» The exercise
In the entries below, identify every line with the string "this" and copy it.

-------- Record excerpts --------

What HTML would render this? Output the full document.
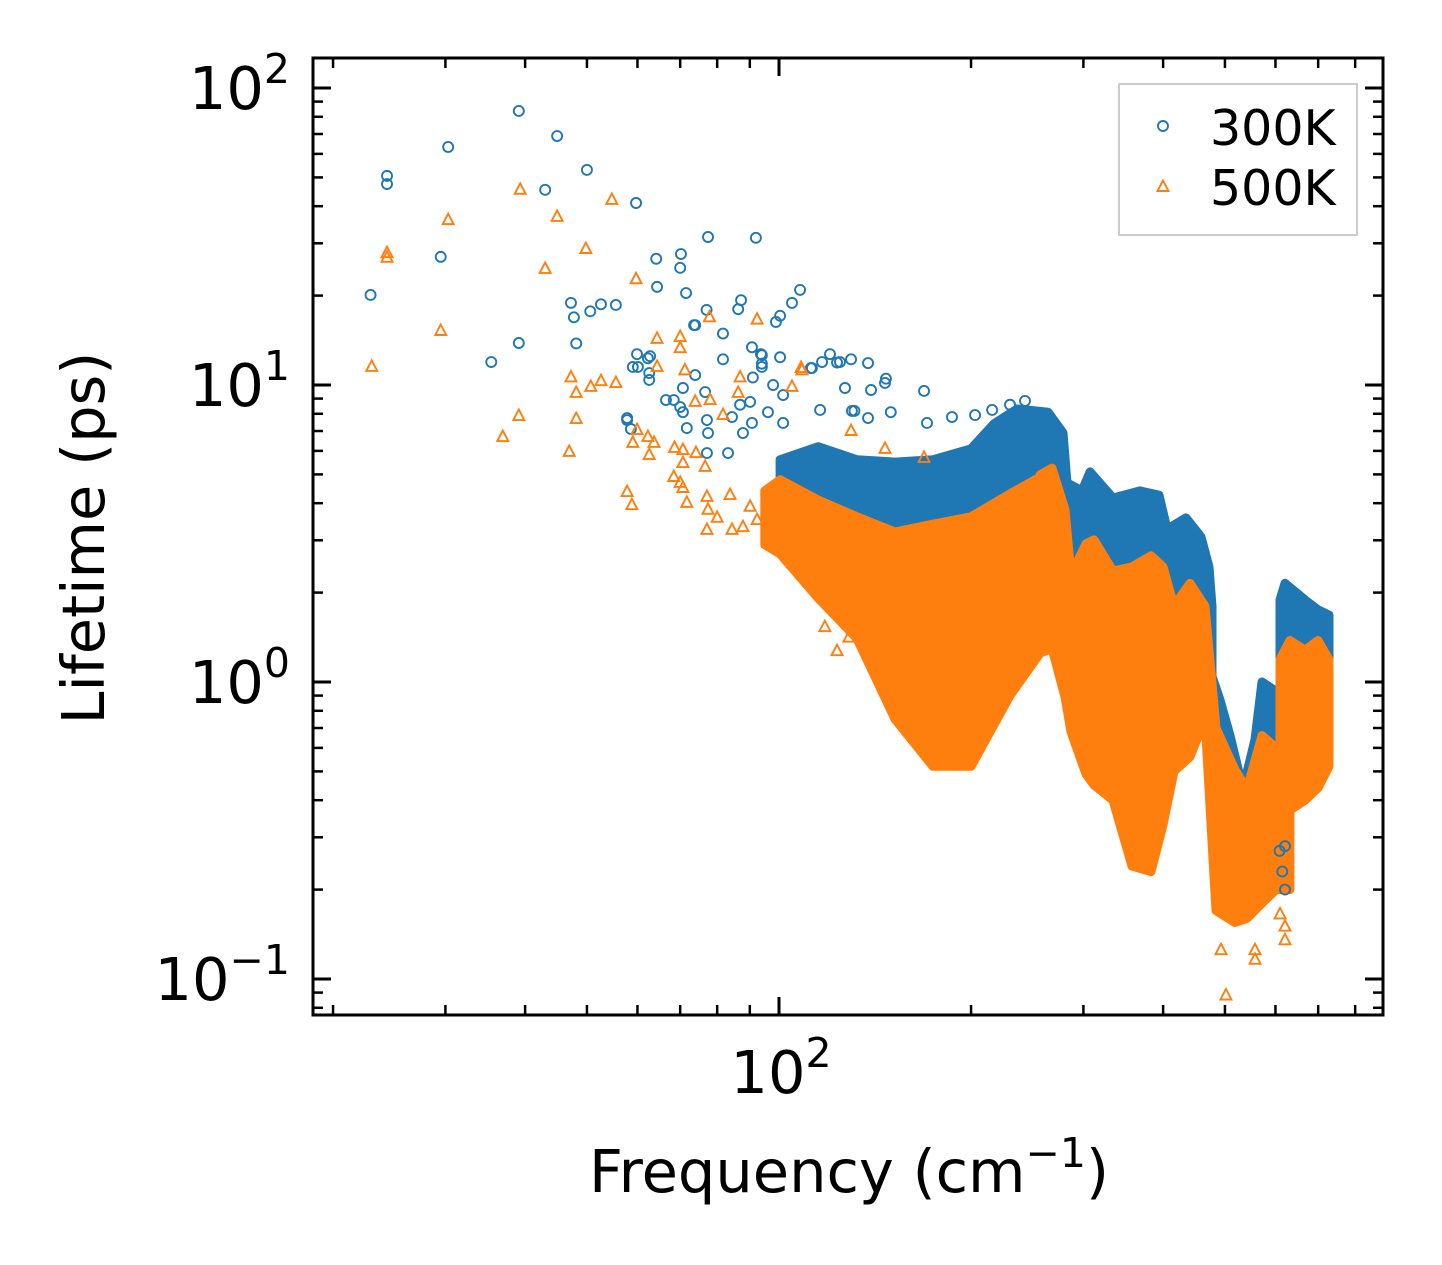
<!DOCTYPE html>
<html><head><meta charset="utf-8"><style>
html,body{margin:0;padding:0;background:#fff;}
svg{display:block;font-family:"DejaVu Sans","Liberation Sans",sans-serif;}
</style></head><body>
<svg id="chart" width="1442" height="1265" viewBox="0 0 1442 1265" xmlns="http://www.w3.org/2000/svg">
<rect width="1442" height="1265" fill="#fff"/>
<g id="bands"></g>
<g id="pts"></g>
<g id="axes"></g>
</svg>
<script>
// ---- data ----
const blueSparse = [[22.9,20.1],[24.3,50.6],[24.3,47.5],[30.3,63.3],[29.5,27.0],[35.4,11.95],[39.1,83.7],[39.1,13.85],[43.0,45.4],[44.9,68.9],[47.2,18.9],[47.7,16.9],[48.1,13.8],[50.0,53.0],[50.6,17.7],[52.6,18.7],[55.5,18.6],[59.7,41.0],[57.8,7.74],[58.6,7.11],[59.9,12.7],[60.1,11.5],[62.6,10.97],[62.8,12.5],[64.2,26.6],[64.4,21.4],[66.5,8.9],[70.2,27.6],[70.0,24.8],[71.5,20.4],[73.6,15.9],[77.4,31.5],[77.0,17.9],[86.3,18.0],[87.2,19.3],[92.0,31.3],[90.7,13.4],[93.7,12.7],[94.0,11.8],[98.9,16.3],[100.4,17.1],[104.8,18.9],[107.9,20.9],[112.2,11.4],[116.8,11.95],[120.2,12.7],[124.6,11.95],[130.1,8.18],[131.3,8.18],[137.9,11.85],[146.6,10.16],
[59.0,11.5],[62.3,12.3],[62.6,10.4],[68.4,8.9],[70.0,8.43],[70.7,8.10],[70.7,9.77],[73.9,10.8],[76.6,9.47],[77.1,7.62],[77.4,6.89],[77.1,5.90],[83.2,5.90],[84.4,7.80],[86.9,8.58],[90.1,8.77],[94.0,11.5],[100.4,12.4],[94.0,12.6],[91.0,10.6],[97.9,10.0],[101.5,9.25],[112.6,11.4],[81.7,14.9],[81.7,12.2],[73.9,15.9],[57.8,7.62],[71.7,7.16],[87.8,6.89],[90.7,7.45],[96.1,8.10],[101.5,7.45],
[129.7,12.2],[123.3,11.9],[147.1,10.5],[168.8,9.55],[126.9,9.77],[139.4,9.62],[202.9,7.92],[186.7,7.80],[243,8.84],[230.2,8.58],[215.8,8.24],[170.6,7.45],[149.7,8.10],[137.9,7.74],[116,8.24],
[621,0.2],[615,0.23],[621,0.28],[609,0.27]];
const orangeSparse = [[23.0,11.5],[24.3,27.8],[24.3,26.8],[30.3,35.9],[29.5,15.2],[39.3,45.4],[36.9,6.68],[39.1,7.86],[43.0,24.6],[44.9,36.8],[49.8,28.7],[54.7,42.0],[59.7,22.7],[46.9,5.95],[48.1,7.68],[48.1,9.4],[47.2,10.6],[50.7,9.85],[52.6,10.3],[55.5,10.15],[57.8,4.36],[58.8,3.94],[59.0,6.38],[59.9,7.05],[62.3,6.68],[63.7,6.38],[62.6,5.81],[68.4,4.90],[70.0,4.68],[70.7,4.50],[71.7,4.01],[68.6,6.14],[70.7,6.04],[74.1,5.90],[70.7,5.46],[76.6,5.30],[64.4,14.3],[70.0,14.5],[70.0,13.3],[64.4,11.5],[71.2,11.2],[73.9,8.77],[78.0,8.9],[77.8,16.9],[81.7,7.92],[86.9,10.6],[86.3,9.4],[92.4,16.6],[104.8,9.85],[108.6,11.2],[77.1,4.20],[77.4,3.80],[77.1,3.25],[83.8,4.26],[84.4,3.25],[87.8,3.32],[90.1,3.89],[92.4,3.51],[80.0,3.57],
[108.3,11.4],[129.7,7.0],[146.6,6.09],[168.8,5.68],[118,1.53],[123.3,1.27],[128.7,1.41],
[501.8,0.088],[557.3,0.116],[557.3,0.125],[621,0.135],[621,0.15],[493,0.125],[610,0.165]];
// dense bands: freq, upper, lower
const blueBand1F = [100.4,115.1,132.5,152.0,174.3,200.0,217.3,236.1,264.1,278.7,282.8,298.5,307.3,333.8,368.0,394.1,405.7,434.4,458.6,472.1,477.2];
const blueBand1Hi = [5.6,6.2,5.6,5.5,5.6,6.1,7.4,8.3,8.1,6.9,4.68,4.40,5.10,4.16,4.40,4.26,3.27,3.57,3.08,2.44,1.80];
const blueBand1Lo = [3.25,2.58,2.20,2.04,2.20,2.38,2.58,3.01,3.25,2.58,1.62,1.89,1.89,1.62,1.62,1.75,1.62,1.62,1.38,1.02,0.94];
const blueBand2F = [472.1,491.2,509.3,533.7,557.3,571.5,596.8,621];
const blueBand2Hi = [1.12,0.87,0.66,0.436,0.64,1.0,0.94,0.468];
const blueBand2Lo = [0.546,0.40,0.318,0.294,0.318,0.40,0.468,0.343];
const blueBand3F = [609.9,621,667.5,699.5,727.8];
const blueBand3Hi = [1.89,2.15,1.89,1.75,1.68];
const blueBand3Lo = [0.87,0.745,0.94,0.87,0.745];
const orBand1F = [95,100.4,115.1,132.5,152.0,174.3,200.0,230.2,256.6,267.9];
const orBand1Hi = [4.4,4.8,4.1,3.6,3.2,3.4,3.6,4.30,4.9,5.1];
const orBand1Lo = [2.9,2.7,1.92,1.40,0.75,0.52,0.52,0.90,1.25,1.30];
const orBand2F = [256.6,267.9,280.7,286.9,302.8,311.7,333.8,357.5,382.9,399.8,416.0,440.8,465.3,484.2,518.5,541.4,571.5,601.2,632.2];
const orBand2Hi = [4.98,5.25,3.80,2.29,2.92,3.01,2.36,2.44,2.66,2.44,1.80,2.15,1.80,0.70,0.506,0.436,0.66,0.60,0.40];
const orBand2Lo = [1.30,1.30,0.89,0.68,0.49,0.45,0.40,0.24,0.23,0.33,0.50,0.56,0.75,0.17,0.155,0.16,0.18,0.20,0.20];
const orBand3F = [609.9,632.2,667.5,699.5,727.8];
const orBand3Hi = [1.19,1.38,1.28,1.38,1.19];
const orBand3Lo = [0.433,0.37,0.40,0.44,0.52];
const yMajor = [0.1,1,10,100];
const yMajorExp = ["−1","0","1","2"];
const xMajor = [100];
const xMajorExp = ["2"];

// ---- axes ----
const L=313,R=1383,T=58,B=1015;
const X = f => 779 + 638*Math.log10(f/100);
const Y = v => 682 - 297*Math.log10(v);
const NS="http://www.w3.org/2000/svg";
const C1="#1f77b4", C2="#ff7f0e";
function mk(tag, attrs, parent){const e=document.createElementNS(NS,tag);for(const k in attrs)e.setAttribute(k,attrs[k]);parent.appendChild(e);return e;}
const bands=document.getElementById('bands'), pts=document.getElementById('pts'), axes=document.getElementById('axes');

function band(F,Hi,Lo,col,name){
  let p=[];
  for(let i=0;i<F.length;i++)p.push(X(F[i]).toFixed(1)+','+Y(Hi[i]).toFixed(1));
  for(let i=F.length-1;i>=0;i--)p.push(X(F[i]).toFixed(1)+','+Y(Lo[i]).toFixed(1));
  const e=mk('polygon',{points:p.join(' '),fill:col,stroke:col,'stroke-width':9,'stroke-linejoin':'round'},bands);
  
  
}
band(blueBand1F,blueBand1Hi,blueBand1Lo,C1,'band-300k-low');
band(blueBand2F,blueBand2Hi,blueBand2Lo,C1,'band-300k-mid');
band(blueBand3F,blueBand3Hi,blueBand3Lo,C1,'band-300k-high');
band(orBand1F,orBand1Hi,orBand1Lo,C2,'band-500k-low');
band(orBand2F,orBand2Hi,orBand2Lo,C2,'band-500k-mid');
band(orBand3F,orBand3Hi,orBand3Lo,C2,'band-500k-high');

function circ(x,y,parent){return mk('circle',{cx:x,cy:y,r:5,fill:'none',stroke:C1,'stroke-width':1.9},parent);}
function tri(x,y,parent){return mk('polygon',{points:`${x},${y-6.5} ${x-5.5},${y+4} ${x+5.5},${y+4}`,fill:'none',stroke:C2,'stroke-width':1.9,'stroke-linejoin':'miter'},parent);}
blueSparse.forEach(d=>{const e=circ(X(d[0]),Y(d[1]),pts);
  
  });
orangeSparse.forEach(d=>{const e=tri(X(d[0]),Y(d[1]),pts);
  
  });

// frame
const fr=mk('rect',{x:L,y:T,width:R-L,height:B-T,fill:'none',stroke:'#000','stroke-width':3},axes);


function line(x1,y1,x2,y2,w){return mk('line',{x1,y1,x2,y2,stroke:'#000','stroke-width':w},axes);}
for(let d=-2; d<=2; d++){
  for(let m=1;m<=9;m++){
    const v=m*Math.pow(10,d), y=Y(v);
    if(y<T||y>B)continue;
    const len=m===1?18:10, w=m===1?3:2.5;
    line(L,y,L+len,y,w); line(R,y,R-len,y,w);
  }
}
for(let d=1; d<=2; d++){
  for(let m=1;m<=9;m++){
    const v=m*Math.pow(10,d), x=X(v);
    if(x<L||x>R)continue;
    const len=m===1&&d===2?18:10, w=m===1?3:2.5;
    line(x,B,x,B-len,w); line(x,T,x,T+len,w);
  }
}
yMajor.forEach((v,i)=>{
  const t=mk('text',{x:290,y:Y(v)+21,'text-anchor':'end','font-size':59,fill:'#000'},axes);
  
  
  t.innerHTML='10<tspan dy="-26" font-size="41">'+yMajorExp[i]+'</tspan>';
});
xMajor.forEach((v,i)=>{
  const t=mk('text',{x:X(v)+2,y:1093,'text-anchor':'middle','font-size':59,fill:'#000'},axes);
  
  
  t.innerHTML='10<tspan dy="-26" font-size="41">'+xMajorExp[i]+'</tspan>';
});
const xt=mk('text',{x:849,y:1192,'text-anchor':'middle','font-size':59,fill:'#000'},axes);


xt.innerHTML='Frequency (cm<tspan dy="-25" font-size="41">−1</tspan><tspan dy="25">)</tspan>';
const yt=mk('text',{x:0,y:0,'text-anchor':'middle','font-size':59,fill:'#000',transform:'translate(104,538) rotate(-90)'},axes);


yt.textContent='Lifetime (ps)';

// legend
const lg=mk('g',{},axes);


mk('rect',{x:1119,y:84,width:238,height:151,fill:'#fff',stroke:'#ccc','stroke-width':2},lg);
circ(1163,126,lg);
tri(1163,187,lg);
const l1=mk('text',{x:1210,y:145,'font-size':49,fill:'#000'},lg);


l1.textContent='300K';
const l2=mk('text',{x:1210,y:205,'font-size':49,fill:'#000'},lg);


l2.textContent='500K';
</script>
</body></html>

--------
-------- Record excerpts --------

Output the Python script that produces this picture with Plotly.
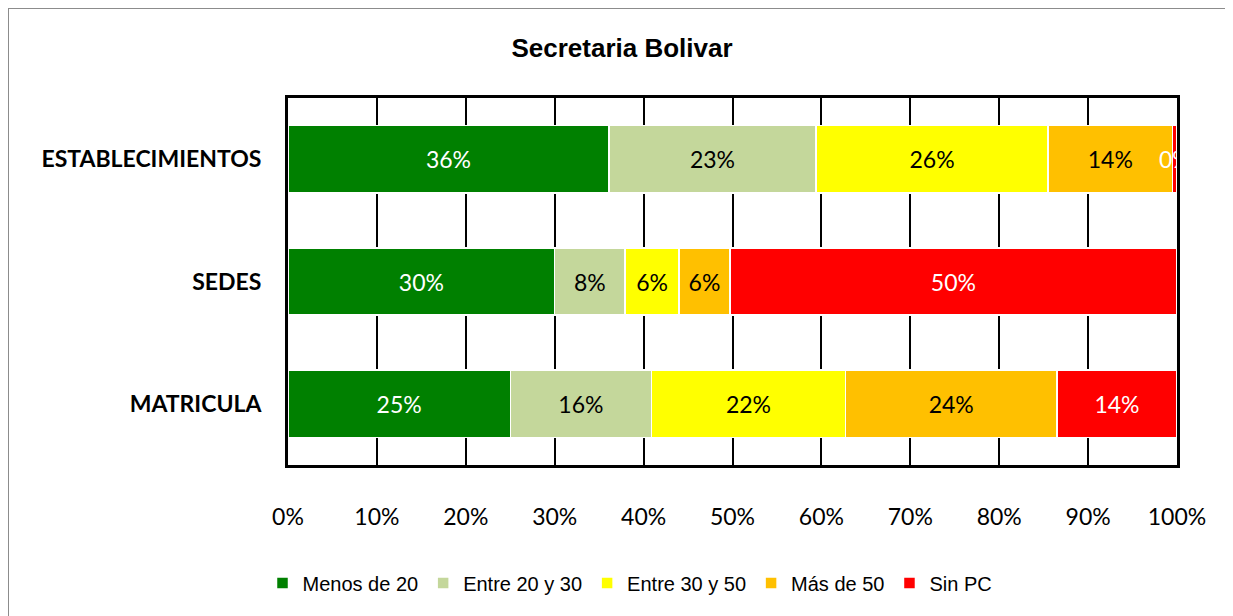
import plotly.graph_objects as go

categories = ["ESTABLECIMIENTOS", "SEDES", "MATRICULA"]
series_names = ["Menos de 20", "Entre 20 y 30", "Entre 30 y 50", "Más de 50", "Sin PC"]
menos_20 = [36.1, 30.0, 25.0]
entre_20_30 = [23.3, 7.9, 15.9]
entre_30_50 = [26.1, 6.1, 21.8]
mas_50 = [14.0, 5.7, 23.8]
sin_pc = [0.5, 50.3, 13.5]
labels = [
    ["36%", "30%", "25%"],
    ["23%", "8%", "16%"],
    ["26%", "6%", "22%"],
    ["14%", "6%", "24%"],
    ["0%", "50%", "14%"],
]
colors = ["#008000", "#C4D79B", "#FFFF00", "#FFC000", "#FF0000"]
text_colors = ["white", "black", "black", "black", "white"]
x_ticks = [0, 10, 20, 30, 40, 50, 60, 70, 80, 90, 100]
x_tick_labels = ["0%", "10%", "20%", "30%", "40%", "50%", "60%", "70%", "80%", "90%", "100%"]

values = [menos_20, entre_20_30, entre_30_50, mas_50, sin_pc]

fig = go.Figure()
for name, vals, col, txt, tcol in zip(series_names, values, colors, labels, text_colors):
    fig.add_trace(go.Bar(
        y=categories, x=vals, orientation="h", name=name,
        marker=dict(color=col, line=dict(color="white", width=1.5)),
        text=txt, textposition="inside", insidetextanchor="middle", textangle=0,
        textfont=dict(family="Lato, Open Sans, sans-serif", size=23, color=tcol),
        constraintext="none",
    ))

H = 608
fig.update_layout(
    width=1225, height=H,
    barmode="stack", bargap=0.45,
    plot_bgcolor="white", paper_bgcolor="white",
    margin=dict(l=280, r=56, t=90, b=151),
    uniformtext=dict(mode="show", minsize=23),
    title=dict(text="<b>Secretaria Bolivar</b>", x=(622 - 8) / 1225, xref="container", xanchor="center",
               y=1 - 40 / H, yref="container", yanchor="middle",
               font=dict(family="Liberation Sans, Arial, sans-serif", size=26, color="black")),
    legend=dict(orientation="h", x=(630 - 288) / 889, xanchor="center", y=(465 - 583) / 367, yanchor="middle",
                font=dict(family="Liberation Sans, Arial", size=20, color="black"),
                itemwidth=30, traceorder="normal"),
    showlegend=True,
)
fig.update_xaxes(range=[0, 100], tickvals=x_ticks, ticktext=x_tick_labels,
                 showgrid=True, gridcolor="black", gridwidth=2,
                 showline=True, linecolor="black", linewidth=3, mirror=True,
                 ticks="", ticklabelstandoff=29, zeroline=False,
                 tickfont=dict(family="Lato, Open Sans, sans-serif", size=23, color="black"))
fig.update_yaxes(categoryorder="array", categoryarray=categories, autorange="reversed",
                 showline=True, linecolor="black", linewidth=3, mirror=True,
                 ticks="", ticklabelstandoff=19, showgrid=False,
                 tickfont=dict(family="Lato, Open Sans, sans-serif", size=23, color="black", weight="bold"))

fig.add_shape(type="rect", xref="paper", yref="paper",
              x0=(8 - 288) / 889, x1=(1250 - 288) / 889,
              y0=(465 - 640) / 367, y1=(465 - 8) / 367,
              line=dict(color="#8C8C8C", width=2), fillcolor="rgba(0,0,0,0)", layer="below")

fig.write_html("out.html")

--------
-------- Record excerpts --------

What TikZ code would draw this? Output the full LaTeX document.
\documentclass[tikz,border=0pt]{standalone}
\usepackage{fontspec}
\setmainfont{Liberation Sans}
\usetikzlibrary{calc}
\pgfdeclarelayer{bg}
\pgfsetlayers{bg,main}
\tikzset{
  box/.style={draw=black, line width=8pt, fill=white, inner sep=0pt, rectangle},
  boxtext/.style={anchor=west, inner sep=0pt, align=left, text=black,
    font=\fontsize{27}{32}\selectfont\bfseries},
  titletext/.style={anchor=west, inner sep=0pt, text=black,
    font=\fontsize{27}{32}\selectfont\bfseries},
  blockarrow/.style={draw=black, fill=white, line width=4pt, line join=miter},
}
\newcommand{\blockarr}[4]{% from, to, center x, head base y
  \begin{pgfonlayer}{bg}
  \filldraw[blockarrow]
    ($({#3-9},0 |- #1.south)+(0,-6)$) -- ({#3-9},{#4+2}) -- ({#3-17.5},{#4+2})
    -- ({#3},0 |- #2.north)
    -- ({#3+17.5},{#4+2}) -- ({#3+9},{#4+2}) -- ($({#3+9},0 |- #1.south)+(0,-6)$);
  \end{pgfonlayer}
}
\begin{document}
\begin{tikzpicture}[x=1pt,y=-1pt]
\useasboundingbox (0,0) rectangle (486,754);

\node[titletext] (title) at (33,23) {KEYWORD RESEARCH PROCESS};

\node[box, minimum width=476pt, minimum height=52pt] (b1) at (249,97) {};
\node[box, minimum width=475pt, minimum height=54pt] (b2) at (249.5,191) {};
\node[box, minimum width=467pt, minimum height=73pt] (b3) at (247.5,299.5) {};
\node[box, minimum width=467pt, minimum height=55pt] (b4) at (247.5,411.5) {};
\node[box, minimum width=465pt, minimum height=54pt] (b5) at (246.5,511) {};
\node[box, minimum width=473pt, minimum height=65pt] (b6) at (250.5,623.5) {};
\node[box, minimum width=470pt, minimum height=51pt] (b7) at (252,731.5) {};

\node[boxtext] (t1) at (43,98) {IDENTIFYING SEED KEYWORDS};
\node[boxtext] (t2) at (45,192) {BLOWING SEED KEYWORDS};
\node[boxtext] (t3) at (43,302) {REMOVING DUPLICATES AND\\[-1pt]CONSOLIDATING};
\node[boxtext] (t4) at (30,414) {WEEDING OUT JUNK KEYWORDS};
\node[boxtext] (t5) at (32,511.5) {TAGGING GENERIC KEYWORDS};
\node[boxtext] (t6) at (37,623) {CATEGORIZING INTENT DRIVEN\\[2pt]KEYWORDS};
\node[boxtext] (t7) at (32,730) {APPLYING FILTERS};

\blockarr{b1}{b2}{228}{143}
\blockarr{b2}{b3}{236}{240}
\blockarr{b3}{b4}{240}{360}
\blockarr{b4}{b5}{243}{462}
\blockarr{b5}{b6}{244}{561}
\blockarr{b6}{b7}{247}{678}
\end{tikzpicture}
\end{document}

--------

» Complete output
What HTML would render this? Output the full document.
Output the Python script that produces this picture with Plotly.
What TikZ code would draw this? Output the full LaTeX document.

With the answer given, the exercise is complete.